All of the existing brain research tells us that young children learn best in a play based, multi-sensory environment where the child makes independent choices. In other words, important learning takes place during play. For instance, the dramatic play center in your child’s classroom may just look like a kitchen to you. But to your child it is full of opportunities to practice negotiation, planning, imagination, oral language, writing, small motor skills and problem solving. These are the types of activities that get children ready for kindergarten.

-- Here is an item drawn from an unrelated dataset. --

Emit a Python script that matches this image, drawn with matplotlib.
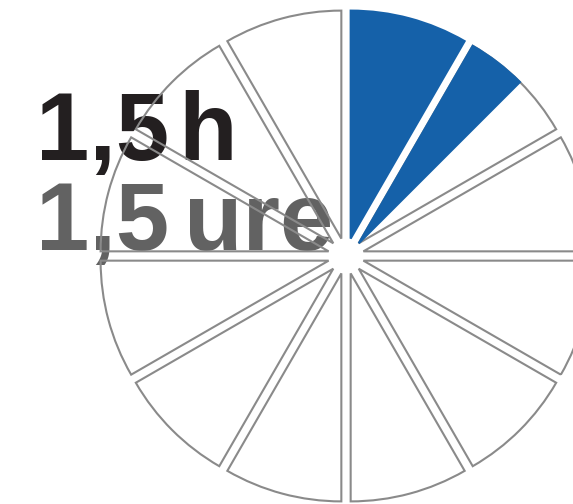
import numpy as np
import matplotlib.pyplot as plt

# 12 hour clock, 1.5 h highlighted
hours_total = 12
hours_done = 1.5
label_num = '1,5'
label_main_unit = 'h'
label_sub_unit = 'ure'

slices = [1] * hours_total
blue = '#1561a9'
grey = '#8a8a8a'

W, H = 573, 504
cx_px, cy_px = 346, 256      # pie centre in pixels (from top-left)
scale = 228                  # pixels per unit radius
gap = 18 / scale             # explode distance

fig = plt.figure(figsize=(W / 100, H / 100), dpi=100)
ax = fig.add_axes([0, 0, 1, 1])

full = int(hours_done)
colors = [blue if i < full else 'none' for i in range(hours_total)]
wedges, _ = ax.pie(slices, colors=colors, startangle=90, counterclock=False,
                   explode=[gap] * hours_total, radius=1,
                   wedgeprops=dict(linewidth=1.5))
for i, w in enumerate(wedges):
    w.set_edgecolor(blue if i < full else grey)
    w.set_zorder(3)

# the partial hour: same offset as its slice
part = hours_done - full
theta = np.deg2rad(90 - 360 * (full + 0.5) / hours_total)
pw, _ = ax.pie([full, part, hours_total - full - part],
               colors=['none', blue, 'none'], startangle=90, counterclock=False,
               center=(gap * np.cos(theta), gap * np.sin(theta)), radius=1,
               wedgeprops=dict(linewidth=1.5))
pw[1].set_edgecolor(blue)
for w in pw:
    w.set_zorder(4)
pw[0].set_edgecolor('none')
pw[2].set_edgecolor('none')

ax.set_xlim(-cx_px / scale, (W - cx_px) / scale)
ax.set_ylim(-(H - cy_px) / scale, cy_px / scale)
ax.axis('off')

# text sits under the pie outlines
txt = dict(fontsize=69, fontweight='bold', family='Liberation Sans',
           va='baseline', zorder=1, transform=fig.transFigure)
dark, mid = '#231f20', '#626262'
ax.text(36 / W, 1 - 160 / H, label_num, color=dark, **txt)
ax.text(178 / W, 1 - 160 / H, label_main_unit, color=dark, **txt)
ax.text(36 / W, 1 - 250 / H, label_num, color=mid, **txt)
ax.text(184 / W, 1 - 250 / H, label_sub_unit, color=mid, **txt)

fig.savefig('out.png', dpi=100)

Today, school choices seem endless. Public, private, faith-based, home school………. Each school’s definition of readiness may differ according to their expectations of children. The admission process for some of these schools may include “testing.” These tests are designed to see if your child is “ready” for that particular school’s curriculum. The school wants your child to be successful. If their kindergarten curriculum is not suited for your child’s developmental level or chronological age, the school may suggest Transitional/Junior Kindergarten. I urge parents to investigate all school options. It is often helpful to turn the tables on this process. Ask the questions, “Is this school “ready” for my child? Can they meet his needs? Will my child flourish here?” Also, be sure to talk with your child’s preschool teacher about how your child functions in the classroom setting.
Parents usually ask, “What can I do to help my child get ready for kindergarten?” Unfortunately, there is no magic formula or infomercial product that can prepare your child for school success. But, the answer to this question is relatively simple. Here are a few suggestions.
* Read to your child/be a role model for lifelong reading
* Talk to and listen to your child
* Encourage self help skills (dressing self, opening lunch, toileting, etc.)
* Limit screen time (TV, DVD, Computer, etc.)
* Give your child responsibilities at home (take out trash, make bed, set table,etc.)
* Give your child large motor opportunities (running, jumping, climbing, etc.)
* Give your child creative opportunities (singing, dancing, drawing, etc.)
* Look for opportunities to point out shapes, colors, numbers, and letters as a part of everyday life.
* Make sure your child is well rested and well nourished
* Arrange “play dates” with other children
As you reflect upon your daunting decision of school choice, remember this is a journey for you and your child. Maybe instead of asking, “Are we there yet?” we should be asking, “Where are we?” Instead of asking, “Is my child ready?” we should be asking “What is my child ready to do?” or “Which school is ready for my child?”